Bisnis.com, JAKARTA — Pemerintah Filipina akan melanjutkan negosiasi dagang dengan Amerika Serikat (AS) setelah Presiden Donald Trump menaikkan rencana tarif impor terhadap negara Asia Tenggara tersebut menjadi 20%.
Sebelumnya, tarif impor yang dikenakan ke Filipina dalam pengumuman Trump pada 2 April 2025 adalah sebesar 17%.
Melansir Bloomberg pada Kamis (10/7/2025), Duta Besar Filipina untuk AS, Jose Manuel Romualdez menyebut pihaknya masih akan melakukan negosiasi lebih lanjut.
Pemerintah Filipina dijadwalkan mengirim delegasi ke AS pekan depan, yang akan dipimpin oleh Frederick Go, asisten khusus presiden untuk urusan investasi dan ekonomi. Kunjungan tersebut dilakukan seiring upaya para pejabat dagang di Asia untuk mengamankan kesepakatan yang lebih baik dengan Washington menjelang tenggat baru pada 1 Agustus 2025.
Filipina bergabung dengan Jepang dan Korea Selatan sebagai sekutu perjanjian AS di Asia yang terdampak putaran tarif terbaru yang diberlakukan Trump.
Langkah ini semakin mempersulit berbagai kemitraan yang selama beberapa dekade terakhir dibangun untuk menghadang pengaruh China, yang disebut Trump sebagai rival dagang terbesarnya.
Baca Juga
Pemerintahan AS pada hari yang sama juga mengumumkan pengenaan bea masuk terhadap sejumlah negara lain secara global, termasuk tarif 50% untuk Brasil yang disebut Trump sebagai langkah bermotif politik, serta tarif 50% untuk tembaga.
Tarif 20% yang dikenakan pada Filipina setara dengan Vietnam dan mendekati level Brunei sebesar 25%. Jeffrey Perlman, CEO Warburg Pincus, menyebut kisaran tarif ini dinilai sebagai tren yang mungkin akan berlaku di seluruh kawasan Asia Tenggara.
Dalam wawancara dengan Bloomberg TV, Perlman menyebut perbedaan tarif yang besar hanya akan mengalihkan defisit dagang AS antarnegara, bukan menghapuskannya. “Tarif-tarif tersebut kemungkinan akan berada pada kisaran yang cukup berdekatan di banyak pasar,” kata Perlman.

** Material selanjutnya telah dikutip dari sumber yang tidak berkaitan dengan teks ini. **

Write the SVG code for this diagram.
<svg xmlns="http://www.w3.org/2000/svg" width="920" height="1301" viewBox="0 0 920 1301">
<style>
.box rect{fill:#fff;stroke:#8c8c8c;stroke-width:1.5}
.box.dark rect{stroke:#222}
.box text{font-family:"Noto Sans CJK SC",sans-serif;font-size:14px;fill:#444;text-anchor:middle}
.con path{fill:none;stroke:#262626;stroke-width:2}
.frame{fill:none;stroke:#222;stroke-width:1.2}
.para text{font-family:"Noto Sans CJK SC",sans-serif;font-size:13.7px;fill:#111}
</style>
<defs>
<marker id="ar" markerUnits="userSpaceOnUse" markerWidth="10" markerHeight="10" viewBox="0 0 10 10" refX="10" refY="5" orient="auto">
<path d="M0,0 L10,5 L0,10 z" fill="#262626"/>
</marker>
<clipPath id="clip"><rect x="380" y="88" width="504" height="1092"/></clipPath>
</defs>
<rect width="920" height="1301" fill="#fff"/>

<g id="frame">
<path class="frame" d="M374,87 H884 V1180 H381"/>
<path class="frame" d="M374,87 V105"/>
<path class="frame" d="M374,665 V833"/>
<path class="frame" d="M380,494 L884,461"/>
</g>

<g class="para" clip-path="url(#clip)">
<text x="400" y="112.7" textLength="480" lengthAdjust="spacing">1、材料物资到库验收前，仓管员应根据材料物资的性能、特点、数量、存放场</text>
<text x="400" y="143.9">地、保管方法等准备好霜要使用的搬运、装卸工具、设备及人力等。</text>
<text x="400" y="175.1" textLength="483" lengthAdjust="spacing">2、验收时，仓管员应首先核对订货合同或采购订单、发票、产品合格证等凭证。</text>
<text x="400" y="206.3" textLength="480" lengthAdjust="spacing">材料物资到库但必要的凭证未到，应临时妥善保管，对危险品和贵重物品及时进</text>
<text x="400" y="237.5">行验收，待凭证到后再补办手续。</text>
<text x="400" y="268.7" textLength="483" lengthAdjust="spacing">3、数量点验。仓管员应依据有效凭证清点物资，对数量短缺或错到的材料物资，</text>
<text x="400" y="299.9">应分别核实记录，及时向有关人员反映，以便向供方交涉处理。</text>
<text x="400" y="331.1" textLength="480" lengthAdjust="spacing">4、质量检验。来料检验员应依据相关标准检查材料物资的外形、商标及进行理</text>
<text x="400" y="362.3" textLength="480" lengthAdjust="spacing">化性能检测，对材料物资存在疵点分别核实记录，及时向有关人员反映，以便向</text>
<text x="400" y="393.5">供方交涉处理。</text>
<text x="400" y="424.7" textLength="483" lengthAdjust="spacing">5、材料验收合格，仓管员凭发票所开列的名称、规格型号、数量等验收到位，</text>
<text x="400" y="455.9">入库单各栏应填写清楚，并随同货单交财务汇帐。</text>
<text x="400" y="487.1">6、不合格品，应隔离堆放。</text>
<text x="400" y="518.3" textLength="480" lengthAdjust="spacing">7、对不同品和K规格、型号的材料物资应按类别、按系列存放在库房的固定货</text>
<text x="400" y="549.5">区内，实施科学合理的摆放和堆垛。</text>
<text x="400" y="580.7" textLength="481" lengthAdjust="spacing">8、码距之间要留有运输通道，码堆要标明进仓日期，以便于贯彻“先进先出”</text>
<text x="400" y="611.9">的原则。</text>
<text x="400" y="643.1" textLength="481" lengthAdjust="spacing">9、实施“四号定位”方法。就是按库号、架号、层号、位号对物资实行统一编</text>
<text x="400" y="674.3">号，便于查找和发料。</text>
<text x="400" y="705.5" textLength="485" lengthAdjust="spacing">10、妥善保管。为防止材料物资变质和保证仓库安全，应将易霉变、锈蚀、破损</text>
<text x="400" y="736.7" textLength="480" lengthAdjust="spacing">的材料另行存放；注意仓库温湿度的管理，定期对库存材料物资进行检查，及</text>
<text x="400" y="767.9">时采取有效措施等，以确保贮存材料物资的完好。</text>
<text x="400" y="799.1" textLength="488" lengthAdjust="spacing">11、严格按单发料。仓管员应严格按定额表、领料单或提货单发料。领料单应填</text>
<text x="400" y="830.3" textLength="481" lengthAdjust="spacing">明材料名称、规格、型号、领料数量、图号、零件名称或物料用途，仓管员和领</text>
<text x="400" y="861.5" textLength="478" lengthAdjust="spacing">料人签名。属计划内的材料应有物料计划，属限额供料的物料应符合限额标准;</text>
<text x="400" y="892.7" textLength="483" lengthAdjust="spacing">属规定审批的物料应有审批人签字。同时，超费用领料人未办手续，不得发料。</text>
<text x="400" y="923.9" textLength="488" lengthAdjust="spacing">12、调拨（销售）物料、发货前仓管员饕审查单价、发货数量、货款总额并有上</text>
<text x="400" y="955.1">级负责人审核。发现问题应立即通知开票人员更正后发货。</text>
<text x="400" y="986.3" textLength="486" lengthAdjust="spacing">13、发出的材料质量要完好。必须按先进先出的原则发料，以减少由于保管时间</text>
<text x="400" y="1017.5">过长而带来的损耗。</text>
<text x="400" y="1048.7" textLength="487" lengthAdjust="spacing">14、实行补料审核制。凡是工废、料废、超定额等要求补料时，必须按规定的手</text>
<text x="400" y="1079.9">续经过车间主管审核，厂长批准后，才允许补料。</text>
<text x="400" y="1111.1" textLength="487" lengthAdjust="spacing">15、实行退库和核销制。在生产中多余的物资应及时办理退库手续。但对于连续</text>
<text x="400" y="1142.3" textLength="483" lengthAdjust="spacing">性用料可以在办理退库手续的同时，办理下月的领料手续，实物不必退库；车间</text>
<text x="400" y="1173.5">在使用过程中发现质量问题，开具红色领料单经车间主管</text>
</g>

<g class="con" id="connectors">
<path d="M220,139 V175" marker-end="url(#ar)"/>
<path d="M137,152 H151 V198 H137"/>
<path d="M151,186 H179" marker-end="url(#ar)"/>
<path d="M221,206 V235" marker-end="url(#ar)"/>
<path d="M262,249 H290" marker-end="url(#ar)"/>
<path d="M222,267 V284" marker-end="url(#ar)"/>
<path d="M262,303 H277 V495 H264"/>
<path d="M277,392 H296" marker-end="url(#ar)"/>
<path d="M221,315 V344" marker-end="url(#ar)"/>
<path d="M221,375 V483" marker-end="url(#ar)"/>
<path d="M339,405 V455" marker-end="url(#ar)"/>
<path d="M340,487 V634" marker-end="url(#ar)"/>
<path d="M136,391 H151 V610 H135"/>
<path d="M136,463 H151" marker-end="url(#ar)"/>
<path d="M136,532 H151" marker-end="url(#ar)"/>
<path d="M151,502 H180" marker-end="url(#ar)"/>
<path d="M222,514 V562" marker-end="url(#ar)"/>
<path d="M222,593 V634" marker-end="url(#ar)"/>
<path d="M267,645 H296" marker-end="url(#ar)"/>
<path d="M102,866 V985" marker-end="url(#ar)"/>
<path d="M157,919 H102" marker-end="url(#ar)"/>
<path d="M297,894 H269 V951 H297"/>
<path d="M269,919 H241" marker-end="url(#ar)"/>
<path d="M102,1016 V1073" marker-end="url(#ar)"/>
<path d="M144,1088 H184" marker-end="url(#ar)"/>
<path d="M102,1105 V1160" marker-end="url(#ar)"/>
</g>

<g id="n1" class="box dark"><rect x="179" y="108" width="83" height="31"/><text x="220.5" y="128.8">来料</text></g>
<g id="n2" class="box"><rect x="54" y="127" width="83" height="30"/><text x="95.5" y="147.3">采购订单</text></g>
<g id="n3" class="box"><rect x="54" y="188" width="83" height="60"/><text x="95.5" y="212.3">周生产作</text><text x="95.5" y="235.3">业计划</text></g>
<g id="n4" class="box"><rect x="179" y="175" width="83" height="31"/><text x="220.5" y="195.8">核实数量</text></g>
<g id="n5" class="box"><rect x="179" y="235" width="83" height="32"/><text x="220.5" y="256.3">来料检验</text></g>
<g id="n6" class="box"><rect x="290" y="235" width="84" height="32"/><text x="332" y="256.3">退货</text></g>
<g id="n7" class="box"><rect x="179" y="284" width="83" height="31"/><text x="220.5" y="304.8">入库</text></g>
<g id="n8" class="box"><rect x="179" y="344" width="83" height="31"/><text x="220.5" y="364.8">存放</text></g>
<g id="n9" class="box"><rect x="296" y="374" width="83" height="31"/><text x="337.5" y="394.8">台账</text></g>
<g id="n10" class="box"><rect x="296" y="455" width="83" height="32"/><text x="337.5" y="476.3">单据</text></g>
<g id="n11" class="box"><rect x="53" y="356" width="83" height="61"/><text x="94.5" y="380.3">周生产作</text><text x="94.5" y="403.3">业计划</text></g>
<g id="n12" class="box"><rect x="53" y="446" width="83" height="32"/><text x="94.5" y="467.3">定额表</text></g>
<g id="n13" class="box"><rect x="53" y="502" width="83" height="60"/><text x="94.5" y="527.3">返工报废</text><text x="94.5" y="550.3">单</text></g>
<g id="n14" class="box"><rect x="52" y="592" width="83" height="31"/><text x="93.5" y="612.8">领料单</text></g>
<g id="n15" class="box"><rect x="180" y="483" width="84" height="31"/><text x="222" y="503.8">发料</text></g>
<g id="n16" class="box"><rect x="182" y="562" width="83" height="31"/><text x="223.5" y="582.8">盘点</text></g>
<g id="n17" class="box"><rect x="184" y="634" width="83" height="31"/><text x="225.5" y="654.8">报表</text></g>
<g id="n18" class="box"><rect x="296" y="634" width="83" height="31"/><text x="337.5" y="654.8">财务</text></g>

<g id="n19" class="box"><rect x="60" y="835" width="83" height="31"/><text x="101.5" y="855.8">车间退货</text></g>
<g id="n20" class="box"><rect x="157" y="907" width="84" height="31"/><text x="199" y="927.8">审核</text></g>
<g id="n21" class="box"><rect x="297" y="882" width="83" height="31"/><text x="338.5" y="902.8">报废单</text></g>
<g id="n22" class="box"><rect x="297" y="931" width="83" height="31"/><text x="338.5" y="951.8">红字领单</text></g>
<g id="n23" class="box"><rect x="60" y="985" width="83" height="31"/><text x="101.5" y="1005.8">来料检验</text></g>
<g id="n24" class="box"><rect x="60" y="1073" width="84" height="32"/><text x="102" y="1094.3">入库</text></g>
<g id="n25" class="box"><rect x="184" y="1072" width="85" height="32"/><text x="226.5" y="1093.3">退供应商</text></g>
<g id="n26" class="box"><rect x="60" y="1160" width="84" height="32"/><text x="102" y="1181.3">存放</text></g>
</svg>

Sebelum pembicaraan dagang dengan AS pada awal Mei, Filipina sempat berupaya meningkatkan pembelian dari pasar ekspor utamanya demi menurunkan tarif tersebut.

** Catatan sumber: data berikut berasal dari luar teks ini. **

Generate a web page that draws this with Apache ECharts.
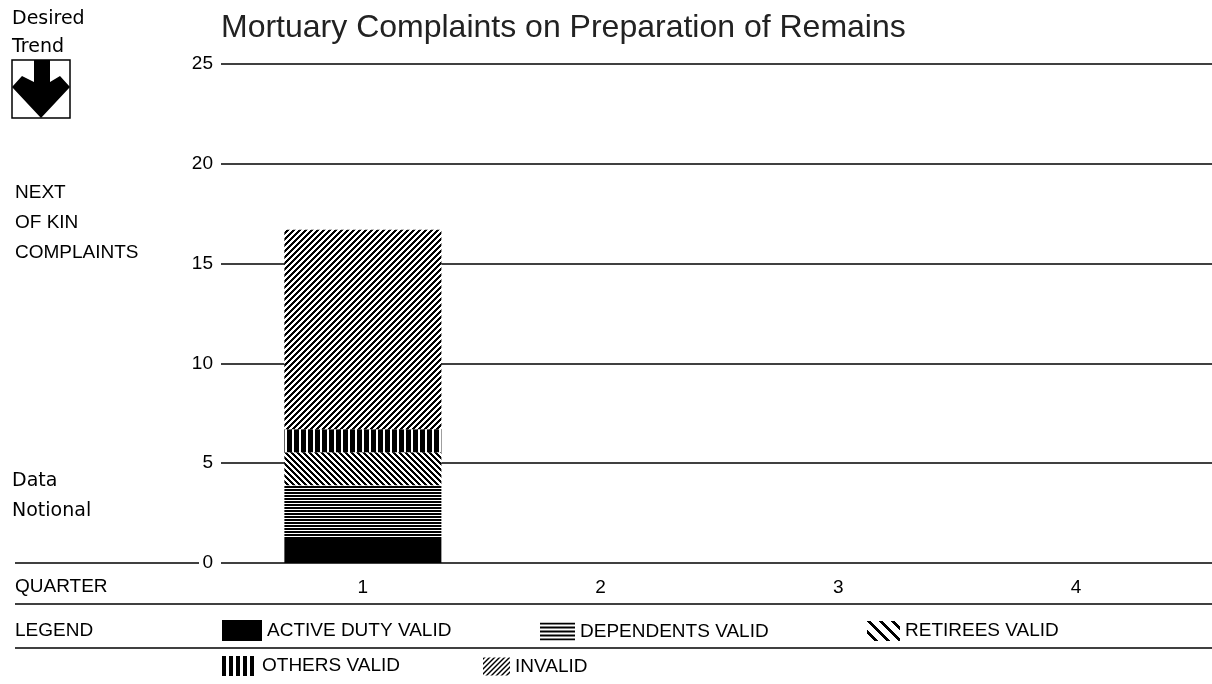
<!DOCTYPE html>
<html><head><meta charset="utf-8">
<script src="https://cdn.jsdelivr.net/npm/echarts@6/dist/echarts.min.js"></script>
<style>html,body{margin:0;padding:0;background:#fff}#c{width:1212px;height:684px}</style>
</head><body><div id="c"></div>
<script>
// ---- data ----
const quarters = ['1', '2', '3', '4'];
const activeDutyValid = [1.2, null, null, null];
const dependentsValid = [2.7, null, null, null];
const retireesValid = [1.65, null, null, null];
const othersValid = [1.15, null, null, null];
const invalidComplaints = [10.0, null, null, null];
const yMin = 0, yMax = 25, yInterval = 5;
const seriesNames = ['ACTIVE DUTY VALID', 'DEPENDENTS VALID', 'RETIREES VALID', 'OTHERS VALID', 'INVALID'];

// ---- patterns ----
function pat(w, h, isBlack) {
  const c = document.createElement('canvas');
  c.width = w; c.height = h;
  const ctx = c.getContext('2d');
  const img = ctx.createImageData(w, h);
  for (let y = 0; y < h; y++) for (let x = 0; x < w; x++) {
    const i = (y * w + x) * 4, v = isBlack(x, y) ? 0 : 255;
    img.data[i] = v; img.data[i + 1] = v; img.data[i + 2] = v; img.data[i + 3] = 255;
  }
  ctx.putImageData(img, 0, 0);
  return { image: c, repeat: 'repeat' };
}
const fills = [
  '#000',
  pat(1, 3, (x, y) => y % 3 < 2),
  pat(6, 6, (x, y) => ((x - y + 60) % 6) < 3),
  pat(7, 1, (x) => x % 7 < 5),
  pat(6, 6, (x, y) => ((x + y) % 6) < 3)
];
const iconFills = [
  '#000',
  pat(1, 4, (x, y) => y % 4 < 2),
  pat(12, 12, (x, y) => ((x - y + 120) % 12) < 4),
  pat(7, 1, (x) => x % 7 < 4),
  pat(5, 5, (x, y) => ((x + y) % 5) < 2)
];
const dataArrays = [activeDutyValid, dependentsValid, retireesValid, othersValid, invalidComplaints];

const FONT = '"Liberation Sans", Arial, sans-serif';
const FONT2 = '"DejaVu Sans", sans-serif';
const chart = echarts.init(document.getElementById('c'), null, { renderer: 'canvas' });

const legendPos = [
  { left: 222, top: 620, w: 40, h: 21 },
  { left: 540, top: 622, w: 35, h: 18 },
  { left: 867, top: 621, w: 33, h: 20 },
  { left: 222, top: 656, w: 35, h: 20 },
  { left: 483, top: 657, w: 27, h: 18 }
];

function txt(t, x, y, font) {
  return { type: 'text', x: x, y: y, style: { text: t, font: '19px ' + (font || FONT), fill: '#000', verticalAlign: 'middle' } };
}
function hline(x1, x2, y, w) {
  return { type: 'line', shape: { x1: x1, y1: y, x2: x2, y2: y }, style: { stroke: '#000', lineWidth: w || 1.5 } };
}

chart.setOption({
  animation: false,
  backgroundColor: '#fff',
  title: {
    text: 'Mortuary Complaints on Preparation of Remains',
    left: 221, top: 12, padding: 0,
    textStyle: { fontFamily: FONT, fontSize: 32, fontWeight: 'normal', color: '#222' }
  },
  grid: [
    { left: 221, right: 0, top: 64, bottom: 121 },
    { left: 244, right: 17, top: 64, bottom: 121 }
  ],
  xAxis: [
    { gridIndex: 0, type: 'value', show: false },
    { gridIndex: 1, type: 'category', data: quarters,
      axisLine: { show: false }, axisTick: { show: false },
      axisLabel: { margin: 15, fontFamily: FONT, fontSize: 19, color: '#000' } }
  ],
  yAxis: [
    { gridIndex: 0, type: 'value', min: yMin, max: yMax, interval: yInterval,
      axisLine: { show: false }, axisTick: { show: false },
      axisLabel: { margin: 8, fontFamily: FONT, fontSize: 19, color: '#000' },
      splitLine: { lineStyle: { color: '#000', width: 1.5 } } },
    { gridIndex: 1, type: 'value', min: yMin, max: yMax, interval: yInterval, show: false, splitLine: { show: false } }
  ],
  legend: seriesNames.map((n, i) => ({
    left: legendPos[i].left, top: legendPos[i].top, padding: 0,
    itemWidth: legendPos[i].w, itemHeight: legendPos[i].h,
    selectedMode: false, icon: 'rect',
    textStyle: { fontFamily: FONT, fontSize: 19, color: '#000' },
    data: [{ name: n, itemStyle: { color: iconFills[i], borderWidth: 0 } }]
  })),
  series: seriesNames.map((n, i) => ({
    name: n, type: 'bar', stack: 'q', xAxisIndex: 1, yAxisIndex: 1,
    barWidth: 157, data: dataArrays[i],
    itemStyle: { color: fills[i] }
  })),
  graphic: [
    txt('Desired', 12, 19, FONT2), txt('Trend', 12, 47, FONT2),
    { type: 'rect', shape: { x: 12, y: 60, width: 58, height: 58 }, style: { fill: '#fff', stroke: '#000', lineWidth: 1.5 } },
    { type: 'polygon', shape: { points: [[34, 60], [50, 60], [50, 82], [60, 76], [70, 87], [41, 118], [12, 87], [22, 76], [34, 82]] }, style: { fill: '#000' } },
    txt('NEXT', 15, 193), txt('OF KIN', 15, 223), txt('COMPLAINTS', 15, 253),
    txt('Data', 12, 481, FONT2), txt('Notional', 12, 511, FONT2),
    hline(15, 199, 563),
    txt('QUARTER', 15, 587),
    hline(15, 1212, 604),
    txt('LEGEND', 15, 631),
    hline(15, 1212, 648)
  ]
});
</script>
</body></html>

Menteri Perdagangan Filipina Cristina Roque menyatakan bahwa negaranya berencana menambah impor produk pertanian AS, termasuk kedelai dan daging beku, serta meningkatkan pengiriman semikonduktor, produk kelapa, dan mangga ke AS.
Pejabat Filipina sebelumnya menyambut tarif 17% yang relatif lebih rendah dengan optimisme hati-hati, menganggap hal itu sebagai peluang untuk mendukung agenda Presiden Ferdinand Marcos Jr. dalam menarik investasi asing. Namun, kenaikan tarif ke level baru ini dikhawatirkan dapat meredam optimisme tersebut.

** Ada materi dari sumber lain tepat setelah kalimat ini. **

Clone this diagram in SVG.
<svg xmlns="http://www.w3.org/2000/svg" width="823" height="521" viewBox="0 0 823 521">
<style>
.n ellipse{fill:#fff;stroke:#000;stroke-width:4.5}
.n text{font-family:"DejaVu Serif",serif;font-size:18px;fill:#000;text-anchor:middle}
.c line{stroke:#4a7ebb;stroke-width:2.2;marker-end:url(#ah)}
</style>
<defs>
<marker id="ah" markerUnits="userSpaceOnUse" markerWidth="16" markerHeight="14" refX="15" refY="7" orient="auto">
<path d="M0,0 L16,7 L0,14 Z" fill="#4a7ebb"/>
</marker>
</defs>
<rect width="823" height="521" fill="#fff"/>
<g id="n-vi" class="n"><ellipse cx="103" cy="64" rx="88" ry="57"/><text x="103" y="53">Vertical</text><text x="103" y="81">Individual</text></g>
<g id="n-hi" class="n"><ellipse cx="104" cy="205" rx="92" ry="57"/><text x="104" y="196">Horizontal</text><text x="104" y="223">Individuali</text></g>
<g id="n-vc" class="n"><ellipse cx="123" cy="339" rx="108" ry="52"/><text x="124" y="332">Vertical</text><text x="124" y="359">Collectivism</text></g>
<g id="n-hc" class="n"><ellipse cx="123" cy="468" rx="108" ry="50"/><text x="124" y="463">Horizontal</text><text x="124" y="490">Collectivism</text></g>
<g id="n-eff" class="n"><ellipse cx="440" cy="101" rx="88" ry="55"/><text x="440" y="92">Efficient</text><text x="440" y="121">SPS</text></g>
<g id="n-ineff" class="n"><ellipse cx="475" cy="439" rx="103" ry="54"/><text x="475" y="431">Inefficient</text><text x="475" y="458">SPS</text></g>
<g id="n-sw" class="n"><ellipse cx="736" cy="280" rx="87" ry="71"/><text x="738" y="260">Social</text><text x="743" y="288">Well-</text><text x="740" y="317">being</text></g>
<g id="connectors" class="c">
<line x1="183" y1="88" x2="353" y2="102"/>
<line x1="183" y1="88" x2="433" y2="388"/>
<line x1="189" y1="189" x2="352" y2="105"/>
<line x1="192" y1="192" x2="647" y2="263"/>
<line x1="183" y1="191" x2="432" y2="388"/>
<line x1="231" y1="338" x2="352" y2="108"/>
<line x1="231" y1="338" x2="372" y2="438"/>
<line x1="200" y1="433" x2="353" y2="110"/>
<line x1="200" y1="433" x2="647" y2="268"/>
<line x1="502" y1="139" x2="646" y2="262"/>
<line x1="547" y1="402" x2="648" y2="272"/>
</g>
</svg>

Berdasarkan data pemerintah AS, Negeri Paman Sam mencatat defisit dagang sebesar US$4,9 miliar dengan Filipina pada tahun lalu, dari total perdagangan senilai US$23,5 miliar. Angka tersebut masih lebih kecil dibandingkan defisit dengan Thailand yang mencapai US$45,6 miliar, dan Vietnam sebesar US$123,5 miliar.